3. Framing of Graph Representation: The paper frames the shift to a graph representation of SpMM as a key insight. However, this is the standard model for Graph Neural Networks and many graph processing frameworks where SpMM (or its variant, SpMSpV) is the core computational kernel. The novelty is not in the representation but in using that representation to derive a new hardware tiling and dataflow strategy.

Questions to Address In Rebuttal

1. ADT vs. Islandization: Please provide a detailed algorithmic comparison between the proposed Adaptive Depth Traversal (ADT) and the "islandization" technique in I-GCN [15]. Beyond implementation differences, what are the fundamental trade-offs in terms of locality discovery, workload balance, and overhead? What makes ADT a distinct and superior approach?

2. Novelty of Vertex Decomposition: Could the authors please clarify the novelty of vertex decomposition?

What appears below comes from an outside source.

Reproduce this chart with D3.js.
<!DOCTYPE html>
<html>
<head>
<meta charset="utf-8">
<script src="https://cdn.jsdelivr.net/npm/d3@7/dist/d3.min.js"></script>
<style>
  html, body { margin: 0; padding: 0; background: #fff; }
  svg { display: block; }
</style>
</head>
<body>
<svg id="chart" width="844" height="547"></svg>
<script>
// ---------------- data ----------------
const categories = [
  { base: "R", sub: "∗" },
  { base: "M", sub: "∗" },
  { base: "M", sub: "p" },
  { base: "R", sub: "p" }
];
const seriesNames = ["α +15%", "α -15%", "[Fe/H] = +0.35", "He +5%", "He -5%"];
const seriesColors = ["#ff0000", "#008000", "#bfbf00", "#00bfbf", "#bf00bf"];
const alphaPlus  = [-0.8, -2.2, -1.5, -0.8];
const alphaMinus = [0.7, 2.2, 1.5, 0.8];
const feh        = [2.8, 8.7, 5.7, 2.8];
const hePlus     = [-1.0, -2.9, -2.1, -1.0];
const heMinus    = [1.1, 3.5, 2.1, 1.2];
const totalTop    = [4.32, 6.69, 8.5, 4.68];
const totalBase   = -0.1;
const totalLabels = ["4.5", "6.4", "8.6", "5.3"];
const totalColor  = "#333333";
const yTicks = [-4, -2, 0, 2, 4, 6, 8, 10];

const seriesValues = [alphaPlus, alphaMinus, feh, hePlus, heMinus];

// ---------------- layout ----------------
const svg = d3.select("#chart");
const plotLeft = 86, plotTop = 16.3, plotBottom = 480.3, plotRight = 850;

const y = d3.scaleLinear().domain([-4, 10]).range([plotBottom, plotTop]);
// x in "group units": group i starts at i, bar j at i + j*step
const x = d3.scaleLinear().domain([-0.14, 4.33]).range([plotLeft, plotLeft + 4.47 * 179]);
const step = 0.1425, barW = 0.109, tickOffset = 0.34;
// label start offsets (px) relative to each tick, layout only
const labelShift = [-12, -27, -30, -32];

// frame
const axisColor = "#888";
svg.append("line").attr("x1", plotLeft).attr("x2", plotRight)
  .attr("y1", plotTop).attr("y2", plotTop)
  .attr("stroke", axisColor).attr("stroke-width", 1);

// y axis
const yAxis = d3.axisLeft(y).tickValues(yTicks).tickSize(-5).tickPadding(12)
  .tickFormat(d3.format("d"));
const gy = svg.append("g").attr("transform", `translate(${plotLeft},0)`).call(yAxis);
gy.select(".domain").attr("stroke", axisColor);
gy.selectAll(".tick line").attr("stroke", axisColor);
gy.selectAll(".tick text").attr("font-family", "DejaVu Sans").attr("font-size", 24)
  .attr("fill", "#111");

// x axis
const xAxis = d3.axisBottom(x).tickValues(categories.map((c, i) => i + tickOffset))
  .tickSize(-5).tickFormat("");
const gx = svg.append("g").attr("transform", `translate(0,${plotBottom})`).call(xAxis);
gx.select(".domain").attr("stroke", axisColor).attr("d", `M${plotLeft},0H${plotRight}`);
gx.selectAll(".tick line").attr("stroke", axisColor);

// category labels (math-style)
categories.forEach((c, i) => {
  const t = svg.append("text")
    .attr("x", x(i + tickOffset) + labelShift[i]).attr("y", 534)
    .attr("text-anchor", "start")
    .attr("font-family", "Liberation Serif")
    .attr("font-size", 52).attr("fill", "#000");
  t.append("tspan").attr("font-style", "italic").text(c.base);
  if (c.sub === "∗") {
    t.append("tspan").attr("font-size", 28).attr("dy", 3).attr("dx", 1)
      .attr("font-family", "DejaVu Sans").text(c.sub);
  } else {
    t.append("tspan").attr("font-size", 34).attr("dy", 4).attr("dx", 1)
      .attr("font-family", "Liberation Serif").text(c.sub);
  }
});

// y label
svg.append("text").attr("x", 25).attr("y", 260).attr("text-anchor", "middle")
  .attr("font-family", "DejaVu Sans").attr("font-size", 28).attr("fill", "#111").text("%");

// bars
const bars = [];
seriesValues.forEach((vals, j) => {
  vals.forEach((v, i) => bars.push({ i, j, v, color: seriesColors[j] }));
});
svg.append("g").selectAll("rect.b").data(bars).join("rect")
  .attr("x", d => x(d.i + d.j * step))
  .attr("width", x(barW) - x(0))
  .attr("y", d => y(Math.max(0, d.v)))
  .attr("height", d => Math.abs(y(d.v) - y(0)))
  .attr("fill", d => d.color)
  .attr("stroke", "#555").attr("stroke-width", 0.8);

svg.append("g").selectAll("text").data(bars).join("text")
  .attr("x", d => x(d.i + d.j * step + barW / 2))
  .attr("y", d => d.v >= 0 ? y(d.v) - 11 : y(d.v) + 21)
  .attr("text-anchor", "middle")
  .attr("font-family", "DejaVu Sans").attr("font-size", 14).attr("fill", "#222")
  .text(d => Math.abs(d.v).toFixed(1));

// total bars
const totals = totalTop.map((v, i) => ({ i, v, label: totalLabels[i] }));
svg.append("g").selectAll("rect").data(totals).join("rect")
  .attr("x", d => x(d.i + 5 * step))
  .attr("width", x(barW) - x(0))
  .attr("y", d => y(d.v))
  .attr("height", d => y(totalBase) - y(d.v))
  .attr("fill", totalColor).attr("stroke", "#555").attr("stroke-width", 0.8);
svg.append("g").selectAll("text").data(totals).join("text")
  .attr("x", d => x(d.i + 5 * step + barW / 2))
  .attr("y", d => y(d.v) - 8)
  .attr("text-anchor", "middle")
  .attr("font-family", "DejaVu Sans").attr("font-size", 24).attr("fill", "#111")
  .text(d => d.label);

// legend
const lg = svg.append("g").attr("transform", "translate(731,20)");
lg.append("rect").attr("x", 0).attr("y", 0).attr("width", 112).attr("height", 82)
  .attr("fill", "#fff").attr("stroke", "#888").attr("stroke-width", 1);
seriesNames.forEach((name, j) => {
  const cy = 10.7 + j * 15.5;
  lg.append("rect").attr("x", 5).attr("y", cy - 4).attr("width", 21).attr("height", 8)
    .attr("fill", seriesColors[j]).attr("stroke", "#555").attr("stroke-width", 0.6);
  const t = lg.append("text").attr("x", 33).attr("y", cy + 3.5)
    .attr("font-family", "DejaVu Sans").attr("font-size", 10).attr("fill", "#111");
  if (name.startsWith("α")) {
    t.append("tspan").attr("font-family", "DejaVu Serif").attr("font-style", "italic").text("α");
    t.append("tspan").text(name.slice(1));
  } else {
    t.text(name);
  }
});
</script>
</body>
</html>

Please situate this technique relative to prior work in graph processing systems that use node splitting or virtualization to handle "supernodes" (high-degree vertices).

3. Justification for Runtime Tiling Complexity: The NCT Engine (Figure 10, page 7) introduces significant hardware complexity to perform graph traversal and tiling at runtime. What is the performance impact of using a standard, offline graph partitioner (e.g., METIS) to generate non-contiguous tiles as a pre-processing step, and then feeding those to the rest of the Aquila architecture? Please justify why the complexity of a runtime, online approach is necessary and superior to a simpler offline one.

4. PaP Dataflow Precedents: Are the authors aware of any prior work in hybrid GNN accelerators or graph processing systems that employ a similarly fine-grained, coordinated switch between push and pull traversals within the processing of a single task or subgraph? The authors should further solidify the novelty claim for the PaP control policy.